Writing in the London Review of Books, John Lanchester posited that the technology breaches basic data protection provisions, and Hannay agrees, adding that the recording facility is a breach of ECHR privacy laws.

“In the UK anyway, many or most of the recording functions of Google Glass seem likely to be illegal,” Lanchester says.

“The 1998 Data Protection Act defines data as ‘information which is being processed by equipment operating automatically in response to instructions; or is recorded with the intention that it should be processed.’ I don’t speak fluent lawyer, but it seems clear that definition encompasses the recording function of Glass.”

Hannay says Lanchester’s assessment is correct, but warns that if the technology is swiftly adopted and accepted, the privacy breaches may not be practically enforceable at state level.

“I would broadly agree with the article. I doubt there is little the UK will be able to do if there is sufficient first mover advantage for companies like Google, coupled with a global cultural shift to wearable technology -a shift by a generation who have a lesser concern over sharing data- and especially when Digital Britain is apparently the near to mid term plan for balancing UK GDP dependence on financial services,” he says.

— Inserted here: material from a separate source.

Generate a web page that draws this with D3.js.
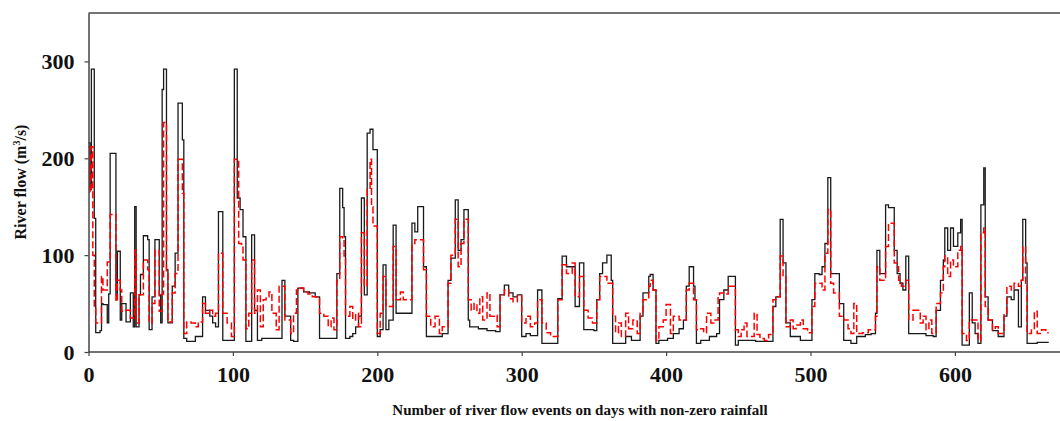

“The UK will have to consider the EU line, and the EU is apparently finding it hard enough for data protection regulation to be understood and implemented.”

Hannay warns that the recording facility is potentially a breach of both Data Protection legislation and ECHR privacy standards, contrasting the Google Glass covert recording facilty with the requirement of CCTV to overtly carry a compliant accompanying notice.

“No mention was given regarding how notification will be given re recording," he says.

“No doubt Google will provide notification via a printed T-shirt meant to be worn with the Glass.”

The product is being trialled and is scheduled to be launched in the UK next year.